Using Twitter Data To Approximate a Telephone Survey
cremeglace writes "A team led by a computer scientist at Carnegie Mellon University has used text-analysis software to detect tweets pertaining to various issues — such as whether President Barack Obama is doing a good job — and measure the frequency of positive or negative words ranging from 'awesome' to 'sucks.' The results were surprisingly similar to traditional surveys. For example, the ratio of Twitter posts expressing either positive or negative sentiments about President Obama produced a 'job approval rating' that closely tracked the big Gallup daily poll across 2009. The analysis also produced classic economic indicators like consumer confidence." By averaging several days' worth of tweets on presidential job approval, the researchers got results that correlated 79% with daily Gallup polling. Lead researcher Noah Smith said, "The results are noisy, as are the results of polls. Opinion pollsters have learned to compensate for these distortions, while we're still trying to identify and understand the noise in our data. Given that, I'm excited that we get any signal at all from social media that correlates with the polls." Here is CMU's press release.

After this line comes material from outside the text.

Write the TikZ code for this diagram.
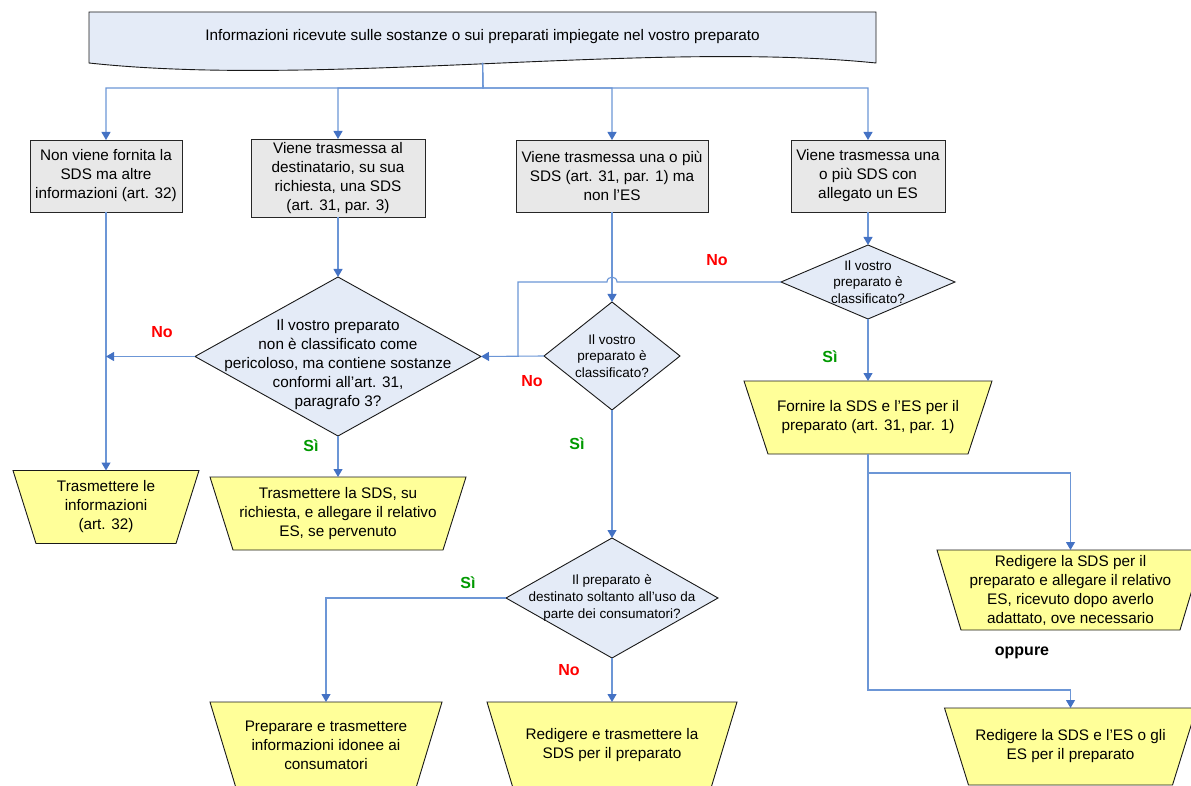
\documentclass[tikz,border=0pt]{standalone}
\usepackage{fontspec}
\setmainfont{Liberation Sans}
\usetikzlibrary{arrows.meta,calc}
\pgfdeclarelayer{bg}
\pgfsetlayers{bg,main}
\definecolor{connc}{RGB}{108,150,214}
\definecolor{arrowc}{RGB}{68,114,196}
\definecolor{grayfill}{RGB}{232,232,232}
\definecolor{bluefill}{RGB}{228,235,247}
\definecolor{yellowfill}{RGB}{255,255,153}
\definecolor{nored}{RGB}{255,0,0}
\definecolor{sigreen}{RGB}{0,153,0}
\begin{document}
\begin{tikzpicture}[x=1pt,y=-1pt,
  every node/.style={inner sep=0pt, outer sep=0pt, align=center},
  txt/.style={font=\fontsize{15.3}{19}\selectfont},
  smalltxt/.style={font=\fontsize{13.5}{16.8}\selectfont},
  graybox/.style={txt, rectangle, draw=black!85, line width=0.9pt, fill=grayfill},
  area/.style={rectangle},
  shapeline/.style={draw=black!90, line width=0.9pt},
  diafill/.style={shapeline, fill=bluefill},
  trapfill/.style={shapeline, fill=yellowfill},
  flowline/.style={draw=connc, line width=1.1pt},
  arr/.style={flowline, -{Triangle[length=8pt,width=9pt,color=arrowc]}},
  nolab/.style={font=\fontsize{16}{16}\selectfont\bfseries, text=nored},
  silab/.style={font=\fontsize{16}{16}\selectfont\bfseries, text=sigreen},
  boldlab/.style={font=\fontsize{16}{16}\selectfont\bfseries, text=black},
]
\useasboundingbox (0,0) rectangle (1191,786);

% ---------- nodes ----------
\node[txt, area, minimum width=787pt, minimum height=51pt] (doc) at (482.5,37.5)
  {\raisebox{5pt}{Informazioni ricevute sulle sostanze o sui preparati impiegate nel vostro preparato}};

\node[graybox, minimum width=152pt, minimum height=72pt] (b1) at (106,176)
  {Non viene fornita la\\SDS ma altre\\informazioni (art. 32)};
\node[graybox, minimum width=174pt, minimum height=78pt] (b2) at (338,178)
  {Viene trasmessa al\\destinatario, su sua\\richiesta, una SDS\\(art. 31, par. 3)};
\node[graybox, minimum width=192pt, minimum height=72pt] (b3) at (612,176)
  {Viene trasmessa una o più\\SDS (art. 31, par. 1) ma\\non l’ES};
\node[graybox, minimum width=154pt, minimum height=72pt] (b4) at (868,176)
  {Viene trasmessa una\\o più SDS con\\allegato un ES};

\node[area, minimum width=286pt, minimum height=159pt] (d1) at (338,356.5) {};
\node[txt] (d1t) at (338,365)
  {Il vostro preparato\\non è classificato come\\pericoloso, ma contiene sostanze\\conformi all’art. 31,\\paragrafo 3?};
\node[area, smalltxt, minimum width=136pt, minimum height=108pt] (d2) at (612,356)
  {Il vostro\\preparato è\\classificato?};
\node[area, smalltxt, minimum width=174pt, minimum height=74pt] (d3) at (868,282)
  {Il vostro\\preparato è\\classificato?};
\node[area, smalltxt, minimum width=212pt, minimum height=120pt] (d4) at (612,598)
  {Il preparato è\\destinato soltanto all’uso da\\parte dei consumatori?};

\node[area, txt, minimum width=186pt, minimum height=73pt] (t1) at (106,507)
  {Trasmettere le\\informazioni\\(art. 32)};
\node[area, txt, minimum width=256pt, minimum height=73pt] (t2) at (338,513.5)
  {Trasmettere la SDS, su\\richiesta, e allegare il relativo\\ES, se pervenuto};
\node[area, txt, minimum width=248pt, minimum height=73pt] (t3) at (868,417.5)
  {Fornire la SDS e l’ES per il\\preparato (art. 31, par. 1)};
\node[area, txt, minimum width=267pt, minimum height=80pt] (t4) at (1070.5,590)
  {Redigere la SDS per il\\preparato e allegare il relativo\\ES, ricevuto dopo averlo\\adattato, ove necessario};
\node[area, txt, minimum width=252pt, minimum height=77pt] (t5) at (1070.5,746.5)
  {Redigere la SDS e l’ES o gli\\ES per il preparato};
\node[area, txt, minimum width=232pt, minimum height=86pt] (t6) at (326,745)
  {Preparare e trasmettere\\informazioni idonee ai\\consumatori};
\node[area, txt, minimum width=250pt, minimum height=86pt] (t7) at (612,745)
  {Redigere e trasmettere la\\SDS per il preparato};

% ---------- shapes behind the texts ----------
\begin{pgfonlayer}{bg}
\clip (0,0) rectangle (1191,786);
\draw[diafill] (doc.north west) -- (doc.north east) -- (doc.south east)
  .. controls ($(doc.south east)+(-226,-23)$) and ($(doc.south west)+(231,25)$) .. (doc.south west) -- cycle;
\foreach \d in {d1,d2,d3,d4}{
  \draw[diafill] (\d.north) -- (\d.east) -- (\d.south) -- (\d.west) -- cycle;
}
\foreach \t/\i in {t1/23,t2/23,t3/24,t4/24,t5/24,t6/26,t7/26}{
  \draw[trapfill] (\t.north west) -- (\t.north east) -- ($(\t.south east)+(-\i,0)$) -- ($(\t.south west)+(\i,0)$) -- cycle;
}
\end{pgfonlayer}

% ---------- connectors ----------
\coordinate (hub) at (483,88);
\draw[arr] (doc.south) -- (hub) -| (b1.north);
\draw[arr] (doc.south) -- (hub) -| (b2.north);
\draw[arr] (doc.south) -- (hub) -| (b3.north);
\draw[arr] (doc.south) -- (hub) -| (b4.north);

\draw[arr] (b1.south) -- (t1.north);
\draw[arr] (b2.south) -- (d1.north);
\draw[arr] (d1.south) -- (t2.north);
\draw[arr] (d1.west) -- (d1.west -| b1.south);

\draw[arr] (b3.south) -- (d2.north);
\draw[arr] (d2.west) -- (d1.east);
\coordinate (jn) at (518,356);
\coordinate (hopE) at (617,282);
\coordinate (hopW) at (607,282);
\draw[flowline] (d3.west) -- (hopE) .. controls +(0,-6.5) and +(0,-6.5) .. (hopW) -- (hopW -| jn) -- (jn);

\draw[arr] (d2.south) -- (d4.north);
\draw[arr] (d4.west) -| (t6.north);
\draw[arr] (d4.south) -- (t7.north);

\draw[arr] (b4.south) -- (d3.north);
\draw[arr] (d3.south) -- (t3.north);
\coordinate (s1) at (868,473);
\coordinate (s2) at (868,690);
\draw[arr] (t3.south) -- (s1) -| (t4.north);
\draw[arr] (t3.south) -- (s2) -| (t5.north);

% ---------- labels ----------
\node[nolab] (no1) at (162,332) {No};
\node[silab] (si1) at (311,446) {Sì};
\node[nolab] (no2) at (532,381) {No};
\node[nolab] (no3) at (717,260) {No};
\node[silab] (si2) at (577,444) {Sì};
\node[silab] (si3) at (830,357) {Sì};
\node[silab] (si4) at (468,583) {Sì};
\node[nolab] (no4) at (569,670) {No};
\node[boldlab] (opp) at (1022,653) {oppure};
\end{tikzpicture}
\end{document}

Just like traditional pollsters, social media researchers will have to address how representative Twitter users are of the general population. And unlike telephone surveys, small groups of people can wildly skew the results of Internet data,
Yes I did STFA (Skim the fucking article).
It mentioned the two main problems I see with this, cheating the system and whether twitter really is a large enough sample and a random enough sample to be considered a viable alternative.
Twitter has a whole range of people who don't actually use the damned thing. As with any poll though, people are going to say that the minority polled is what everyone says.
"The American people want to do x! Our poll says 80% of the American people want it!" No. No it doesn't. It just means 80% of the people you polled want it.
I despise how easy it is to use statistics and polls to manipulate people.